Мы видели роты солдат, шедшие на смену из окопов, и удивлялись их сытому виду, порядку в одежде и бодрому настроению. Нас познакомили затем с устройством наблюдательных постов, с необыкновенно изобретательными формами камуфляжа на фронте, с наблюдательной работой авиации над фронтом и с фотографическими снимками всего фронта в короткие промежутки времени. Выйдя затем на шоссе, непосредственно за сетью окопов, план которых нам показали, мы увидели непривычное зрелище. В воздухе висели привязные шары, "колбасы", наблюдавшие неприятеля и сообщавшие оттуда точное место прицела орудий; на расстоянии, то же самое приспособление было и у неприятеля. В воздухе реяли неприятельские аэропланы, и кругом них разрывались белые облачка французских снарядов. Сверху неприятель заметил нашу группу, двигавшуюся по шоссе, и офицеры, нас сопровождавшие, потребовали от своего генерала - не идти дальше. Мы, однако, пошли, прикрываясь тенью деревьев леса, окружавшего шоссе, но неприятель не терял нас из виду, дал сигнал вниз артиллеристам, и свист снарядов и разрывы их стали быстро к нам приближаться. Последний, которого мы дождались, упал невдалеке и окатил нас осколками: один, совсем горячий, ударил по лицу Гурко - и упал к его ногам. Мы тогда решили, что наша программа исполнена до конца, и благоразумно удалились, переменив направление и поблагодарив наших руководителей.

Я, однако, заметил, признаки утомления в окружающем населении. Шел ведь третий год войны. Окрестность еще мало пострадала; но когда я в патриотически-возвышенном тоне завел разговор с прислугой маленького отеля, где мы остановились, я не встретил сочувствия. Одна из служащих пренебрежительно бросила: ah, ces polissons-la!... (Эти повесы!..). Так мы прикоснулись к войне другой стороной, и меня не удивляли потом книги Барбюсса.
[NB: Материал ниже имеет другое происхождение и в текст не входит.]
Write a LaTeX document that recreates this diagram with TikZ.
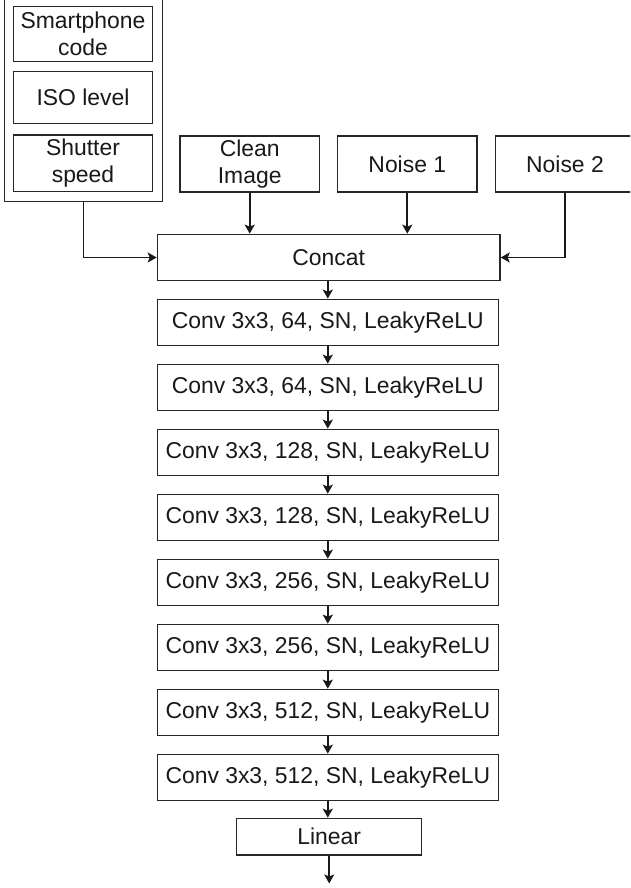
\documentclass[tikz,border=0pt]{standalone}
\usepackage{fontspec}
\setmainfont{Liberation Sans}
\usetikzlibrary{arrows.meta}
\begin{document}
\begin{tikzpicture}[x=1pt,y=-1pt,
  box/.style={draw=black!85, line width=1.3pt, fill=white, inner sep=0pt, align=center,
    font=\fontsize{22.9}{27}\selectfont, text=black!90},
  conv/.style={box, minimum width=341pt, minimum height=46pt},
  arr/.style={draw=black!90, line width=1.8pt, -{Stealth[length=9pt,width=10pt,inset=2pt]}}]
\useasboundingbox (0,0) rectangle (630,888);
\clip (0,0) rectangle (630,888);
% container (top cut off)
\node[box, minimum width=158pt, minimum height=212pt, anchor=south] (cont) at (83.5,202) {};
\node[box, minimum width=139.4pt, minimum height=55pt] (sc) at (83,34.2) {Smartphone\\code};
\node[box, minimum width=139.4pt, minimum height=51.6pt] (iso) at (83,97.5) {ISO level};
\node[box, minimum width=139.4pt, minimum height=56.7pt] (ss) at (83,163.3) {Shutter\\speed};
% inputs
\node[box, minimum width=139.3pt, minimum height=56pt] (clean) at (249.7,164) {Clean\\Image};
\node[box, minimum width=139.3pt, minimum height=56pt] (n1) at (407.3,164) {Noise 1};
\node[box, minimum width=139.3pt, minimum height=56pt] (n2) at (565,164) {Noise 2};
% concat
\node[box, minimum width=342.7pt, minimum height=46.4pt] (concat) at (328.7,257.5) {Concat};
% conv stack
\node[conv] (c1) at (327.8,322.3) {Conv 3x3, 64, SN, LeakyReLU};
\node[conv] (c2) at (327.8,387.3) {Conv 3x3, 64, SN, LeakyReLU};
\node[conv] (c3) at (327.8,452.3) {Conv 3x3, 128, SN, LeakyReLU};
\node[conv] (c4) at (327.8,517.3) {Conv 3x3, 128, SN, LeakyReLU};
\node[conv] (c5) at (327.8,582.3) {Conv 3x3, 256, SN, LeakyReLU};
\node[conv] (c6) at (327.8,647.3) {Conv 3x3, 256, SN, LeakyReLU};
\node[conv] (c7) at (327.8,712.3) {Conv 3x3, 512, SN, LeakyReLU};
\node[conv] (c8) at (327.8,777.3) {Conv 3x3, 512, SN, LeakyReLU};
\node[box, minimum width=185pt, minimum height=36.7pt] (lin) at (329.2,836.7) {Linear};
\coordinate (out) at (329.2,883.5);
% connectors
\draw[arr] (cont.south) |- (concat.west);
\draw[arr] (clean.south) -- (clean.south |- concat.north);
\draw[arr] (n1.south) -- (n1.south |- concat.north);
\draw[arr] (n2.south) |- (concat.east);
\draw[arr] (c1.north |- concat.south) -- (c1.north);
\draw[arr] (c1.south) -- (c2.north);
\draw[arr] (c2.south) -- (c3.north);
\draw[arr] (c3.south) -- (c4.north);
\draw[arr] (c4.south) -- (c5.north);
\draw[arr] (c5.south) -- (c6.north);
\draw[arr] (c6.south) -- (c7.north);
\draw[arr] (c7.south) -- (c8.north);
\draw[arr] (c8.south) -- (c8.south |- lin.north);
\draw[arr] (lin.south) -- (out);
\end{tikzpicture}
\end{document}
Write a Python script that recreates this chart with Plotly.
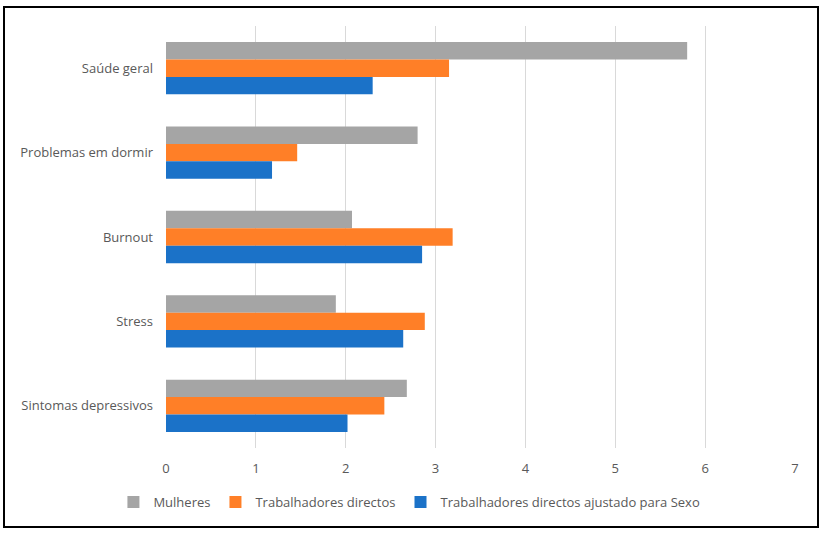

Наступало время отъезда к третьему союзнику - Италии. Часть делегации решила ехать прямо туда из Парижа; немногие последовали приглашению заехать по пути в Лион, куда нас сопровождал шумливый и любезный депутат Франклен Буйон, совмещавший левизну с патриотизмом чистой марки и, благодаря своему знанию языков, прикосновенный к внешней политике. Я никак не ожидал, что впечатление этой последней поездки окажется для меня самым сильным. Мне казалось, что все население Лиона вышло к нам навстречу и прониклось энтузиазмом к союзникам. Я никогда и нигде в жизни не видел такого чисто народного приема. Не было . ни речей, ни парадов, а побеждала сила этого коллективного чувства, стихийно выливавшегося наружу... Не буду останавливаться на отдельных эпизодах этого короткого проезда: отдельные впечатления утонули в этом общем.